Agli inizi del 1100, il fondovalle della Destra Brenta era un’interrotta distesa di boschi, scarsamente popolata, con un’unica contrada Campese con un centinaio di persone dedite alla pastorizia e all’agricoltura. La situazione cominciò a cambiare dopo il 1124, con la fondazione del monastero benedettino di Campese da parte dell’abate Ponzio di Cluny di ritorno dalle crociate.

Ben presto, ad opera di alcuni coraggiosi pionieri che qui vennero a porre la propria dimora come affittuari del convento, iniziò il disboscamento ed il popolamento (o ripopolamento) del territorio di mezzacosta e della lunga striscia di terra tra il fiume e il monte. Uno dei primi contratti stilati dal convento riguardò il territorio attraversato dal nostro sentiero, e proprio il tratto di mezzacosta chiamato “Guaiva”. Siamo nel 1177, una quarantina d’anni dopo la fondazione del monastero. Il coraggioso pioniere che si avventurò quassù rispondeva al nome di Martino, che ricevette in affitto dal priore di Campese un “sedime” (terra con casa, probabilmente in legno) di sei campi di terra e un prato, per un canone annuo di pochi soldi e 24 “opere” (giornate lavorative per il monastero).

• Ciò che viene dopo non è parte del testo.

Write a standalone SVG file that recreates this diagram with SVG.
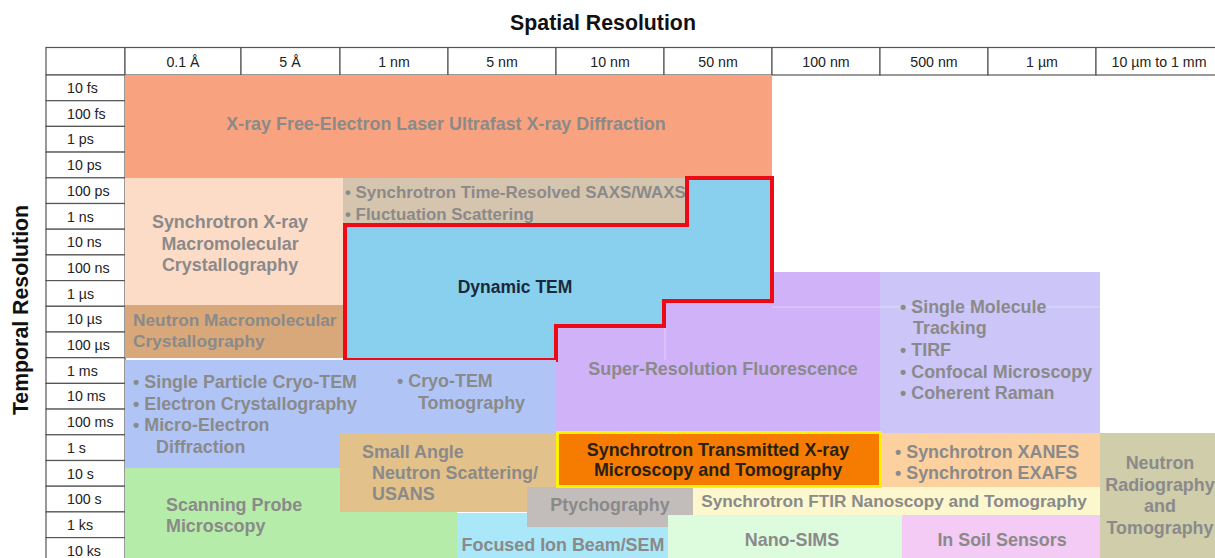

Ma vediamo cosa riserva il nostro percorso.

Dopo uno sguardo alla bella chiesa tardo neo classico con le due caratteristiche torri campanarie, e superate le ultime case del centro, si imbocca una tra le più antiche strade (mulattiere) testimonianza dell’antica utilizzazione del territorio. Oltrepassata la Val Brutta, non appena il sentiero comincia a salire, si incontrano i caratteristici terrazzamenti (“banche” per quelli del posto), ricavati sui ripidi pendii del monte per la coltivazione del tabacco, quasi unica fonte di sopravvivenza della popolazione per almeno due secoli, dalla seconda metà ‘700 a metà ‘900. Interessante osservare qui la regimentazione e la raccolta dell’acqua. Tutto il territorio rivela sempre continue sorprese, attraverso segni solo apparentemente insignificanti, come la pietra “Aste di Coltegno” (all’incrocio tra il nostro sentiero e la mulattiera della montagna) usata per calare a valle i grossi blocchi di marmo utilizzati per la costruzione della chiesa alla fine del ‘700.

E ancora, i secolari castagni, disseminati ovunque. Un magnifico esemplare, proprio lungo il percorso, con i suoi 9 metri di circonferenza, è senza dubbio uno dei più grandi del Veneto. Un tempo le castagne erano fondamentali per l’alimentazione degli abitanti della vallata, ma arrivavano anche ai mercati della Serenissima. Il grido “maroni de Campoeongo” lo si poteva sentire ancora un secolo fa tra le bancarelle del mercato di Rialto in Venezia. E i prati, che ancora sopravvivono, a fatica, sulle pendici di mezzacosta, punteggiate di casette, raccolte nelle “contrade” di Guaiva, Forcella, Coltegno, Prè… E poi tanti altri luoghi tutti ricchi di storia, a testimonianza di una “saggia” presenza dell’uomo sulla montagna, ‘presenza ora scomparsa’, ma sempre più necessaria.